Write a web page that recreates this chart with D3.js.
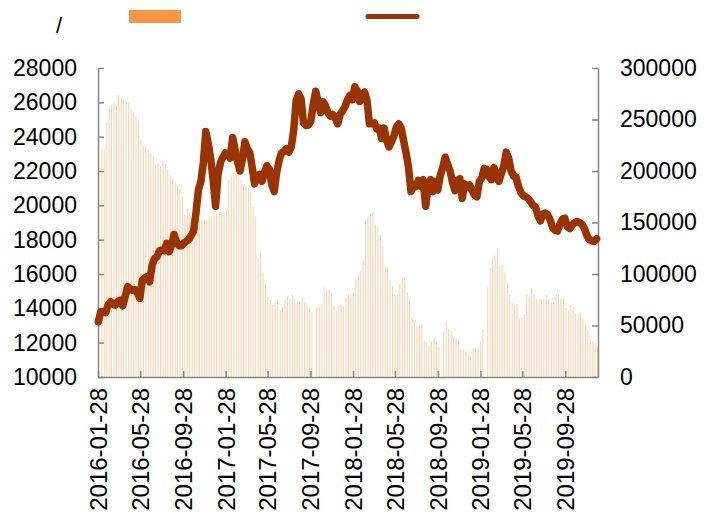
<!DOCTYPE html>
<html>
<head>
<meta charset="utf-8">
<script src="https://cdn.jsdelivr.net/npm/d3@7"></script>
<style>
  body { margin: 0; background: #fff; }
  text { font-family: "Liberation Sans", Arial, sans-serif; fill: #000; }
</style>
</head>
<body>
<div id="chart"></div>
<script>
// x axis tick labels (every 4 months)
var tickLabels = ["2016-01-28", "2016-05-28", "2016-09-28", "2017-01-28", "2017-05-28", "2017-09-28",
  "2018-01-28", "2018-05-28", "2018-09-28", "2019-01-28", "2019-05-28", "2019-09-28"];
var leftTicks = [10000, 12000, 14000, 16000, 18000, 20000, 22000, 24000, 26000, 28000];
var rightTicks = [0, 50000, 100000, 150000, 200000, 250000, 300000];

// weekly bars (right axis), first week starts barStart; null = holiday week
var barStart = "2016-02-08";
var volume = [
  221000, 221000, 247000, 261000, 264000, 266000, 263000, 274000, 271000, 270000,
  268000, 266000, 259000, 257000, 253000, 249000, 231000, 224000, 223000, 220000,
  218000, 215000, 206000, 207000, 204000, 211000, 207000, 201000, 196000, 193000,
  189000, 186000, 183000, 175000, 158000, 163000, 160000, 157000, 155000, 154000,
  154000, 153000, 153000, 152000, 157000, 157000, 156000, 158000, 159000, 160000,
  161000, 162000, 191000, 196000, 198000, 198000, 194000, 191000, 186000, 186000,
  183000, 180000, 165000, 156000, 115000, 120000, 101000, 91000, 78000, 75000,
  70000, 72000, 75000, 65000, 68000, 76000, 78000, 76000, 80000, 76000,
  73000, 73000, 78000, 72000, 69000, 67000, 63000, null, 68000, 68000,
  71000, 87000, 84000, 85000, 80000, 70000, 65000, 70000, 70000, 69000,
  77000, 80000, 80000, 82000, 95000, 99000, 103000, 115000, 151000, 156000,
  158000, 160000, 148000, 146000, 138000, 126000, 107000, 106000, 94000, 88000,
  80000, 80000, 90000, 97000, 96000, 82000, 75000, 58000, 54000, 49000,
  49000, 50000, 35000, 33000, 30000, 34000, 37000, 34000, 29000, null,
  44000, 54000, 47000, 45000, 38000, 37000, 35000, 27000, 27000, 25000,
  22000, 21000, 28000, 28000, 29000, 35000, 46000, null, 87000, 106000,
  113000, 118000, 125000, 109000, 109000, 101000, 91000, 80000, 72000, 70000,
  71000, 56000, 58000, 61000, 80000, 78000, 86000, 80000, 76000, 75000,
  75000, 76000, 80000, 76000, 73000, 73000, 80000, 80000, 76000, 76000,
  67000, 65000, 70000, 68000, 62000, 61000, 63000, 57000, 51000, 45000,
  37000, 35000, 33000, 29000
];

// weekly price line (left axis), first point at lineStart
var lineStart = "2016-01-29";
var price = [
  13220, 13800, 13800, 13750, 14200, 14390, 14250, 14190, 14400, 14480,
  14150, 14700, 15260, 15150, 15050, 15100, 14900, 14580, 15650, 15750,
  15840, 15550, 16500, 16900, 17000, 17350, 17400, 17350, 17790, 17300,
  17700, 18300, 17880, 17650, 17650, 17800, 17900, 18000, 18250, 18500,
  19600, 20900, 21400, 22500, 24300, 23600, 22700, 21500, 19950, 21800,
  22500, 22800, 23050, 22930, 22750, 23950, 23220, 22550, 22000, 22700,
  23700, 23300, 23050, 22200, 21250, 21600, 21800, 21400, 21900, 22300,
  22100, 21200, 20800, 21900, 22600, 23050, 23150, 23300, 23100, 23400,
  24400, 26100, 26500, 26200, 24800, 24650, 24680, 24900, 25900, 26650,
  26000, 25400, 26030, 25800, 25400, 25200, 25300, 25100, 24750, 25300,
  25500, 25750, 26150, 26400, 26150, 26900, 26650, 26050, 26400, 26600,
  26100, 24750, 24750, 24800, 24450, 24500, 23900, 24500, 23800, 23400,
  23700, 24050, 24550, 24750, 24500, 23750, 23050, 22200, 20800, 21200,
  21100, 21450, 21100, 21500, 19950, 21100, 21500, 20800, 21400, 20900,
  21750, 22200, 22800, 22400, 22000, 21350, 20850, 21450, 21550, 20400,
  21250, 21080, 21180, 20880, 20600, 20500, 21400, 21600, 22150, 22100,
  21650, 21500, 22200, 21700, 21400, 21850, 22300, 23100, 22750, 22000,
  21700, 21650, 21100, 20750, 20550, 20500, 20400, 20200, 20000, 19900,
  19400, 19100, 19500, 19550, 19450, 19140, 18700, 18550, 18500, 18900,
  19200, 19250, 18750, 18650, 18850, 19000, 19050, 19000, 18900, 18650,
  18250, 18000, 17950, 17900, 18050
];

var W = 707, H = 520;
var plotLeft = 98, plotRight = 598, plotTop = 68, plotBottom = 377;
var axisColor = "#868686";
var parse = d3.timeParse("%Y-%m-%d");

var svg = d3.select("#chart").append("svg")
  .attr("width", W)
  .attr("height", H);

var x = d3.scaleTime()
  .domain([parse("2016-01-28"), parse("2019-12-31")])
  .range([plotLeft, plotRight]);
var yL = d3.scaleLinear().domain([10000, 28000]).range([plotBottom, plotTop]);
var yR = d3.scaleLinear().domain([0, 300000]).range([plotBottom, plotTop]);

var bars = volume.map(function(v, i) {
  return { date: d3.timeWeek.offset(parse(barStart), i), value: v };
}).filter(function(d) { return d.value != null; });

var line = price.map(function(v, i) {
  return { date: d3.timeWeek.offset(parse(lineStart), i), value: v };
});

// bars
svg.append("g").selectAll("rect")
  .data(bars)
  .enter().append("rect")
  .attr("x", function(d) { return x(d.date) - 0.5; })
  .attr("width", 1)
  .attr("y", function(d) { return yR(d.value); })
  .attr("height", function(d) { return plotBottom - yR(d.value); })
  .attr("fill", "#fbcfaa");

// axes
var gx = svg.append("g")
  .attr("transform", "translate(0," + plotBottom + ")")
  .call(d3.axisBottom(x)
    .tickValues(tickLabels.map(parse))
    .tickSizeInner(-6).tickSizeOuter(0)
    .tickFormat(d3.timeFormat("%Y-%m-%d")));

var gl = svg.append("g")
  .attr("transform", "translate(" + plotLeft + ",0)")
  .call(d3.axisLeft(yL).tickValues(leftTicks)
    .tickSizeInner(-6).tickSizeOuter(0).tickPadding(21)
    .tickFormat(d3.format("d")));

var gr = svg.append("g")
  .attr("transform", "translate(" + plotRight + ",0)")
  .call(d3.axisRight(yR).tickValues(rightTicks)
    .tickSizeInner(-6).tickSizeOuter(0).tickPadding(22)
    .tickFormat(d3.format("d")));

[gx, gl, gr].forEach(function(g) {
  g.select(".domain").attr("stroke", axisColor).attr("stroke-width", 1.5);
  g.selectAll(".tick line").attr("stroke", axisColor).attr("stroke-width", 1.5);
  g.selectAll("text")
    .attr("font-size", 23)
    .attr("font-family", "Liberation Sans, Arial, sans-serif")
    .attr("fill", "#000");
});

gx.selectAll("text")
  .attr("transform", "rotate(-90)")
  .attr("text-anchor", "end")
  .attr("x", -11)
  .attr("y", 0)
  .attr("dy", "0.35em")
  .attr("font-size", 24);

// price line
svg.append("path")
  .datum(line)
  .attr("fill", "none")
  .attr("stroke", "#993300")
  .attr("stroke-width", 7.5)
  .attr("stroke-linejoin", "round")
  .attr("stroke-linecap", "round")
  .attr("d", d3.line()
    .x(function(d) { return x(d.date); })
    .y(function(d) { return yL(d.value); }));

// unit label and legend
svg.append("text")
  .attr("x", 56)
  .attr("y", 33)
  .attr("font-size", 22)
  .text("/");

svg.append("rect")
  .attr("x", 129).attr("y", 10)
  .attr("width", 52).attr("height", 13)
  .attr("fill", "#f79646");

svg.append("line")
  .attr("x1", 368).attr("x2", 417)
  .attr("y1", 16.5).attr("y2", 16.5)
  .attr("stroke", "#993300")
  .attr("stroke-width", 5)
  .attr("stroke-linecap", "round");
</script>
</body>
</html>
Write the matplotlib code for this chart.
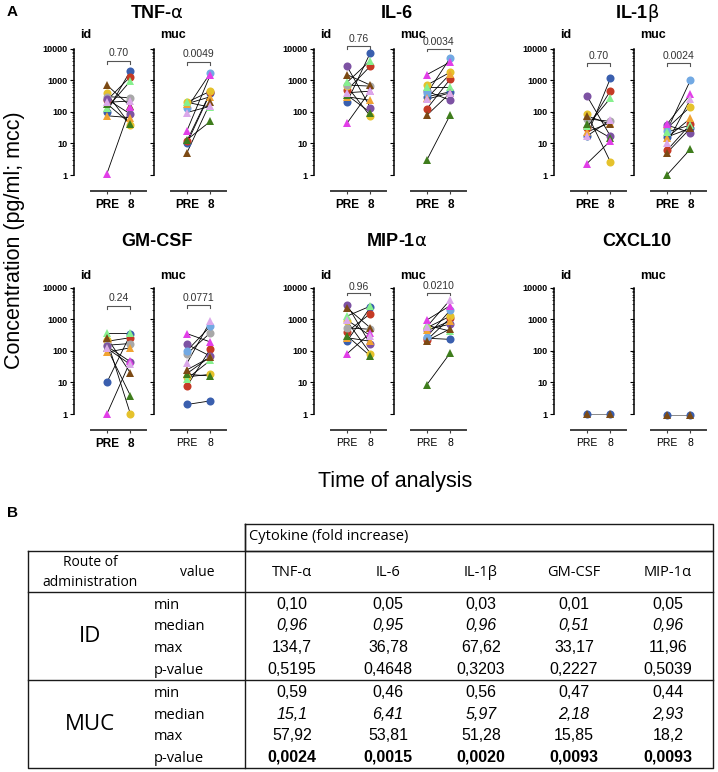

→ **Requirement**
Can the lines from the start of the records through the line with "200000, 250000, 300000];" be given again exactly, with the pictures left out?

→ **Answer for this exercise**
Write a web page that recreates this chart with D3.js.
<!DOCTYPE html>
<html>
<head>
<meta charset="utf-8">
<script src="https://cdn.jsdelivr.net/npm/d3@7"></script>
<style>
  body { margin: 0; background: #fff; }
  text { font-family: "Liberation Sans", Arial, sans-serif; fill: #000; }
</style>
</head>
<body>
<div id="chart"></div>
<script>
// x axis tick labels (every 4 months)
var tickLabels = ["2016-01-28", "2016-05-28", "2016-09-28", "2017-01-28", "2017-05-28", "2017-09-28",
  "2018-01-28", "2018-05-28", "2018-09-28", "2019-01-28", "2019-05-28", "2019-09-28"];
var leftTicks = [10000, 12000, 14000, 16000, 18000, 20000, 22000, 24000, 26000, 28000];
var rightTicks = [0, 50000, 100000, 150000, 200000, 250000, 300000];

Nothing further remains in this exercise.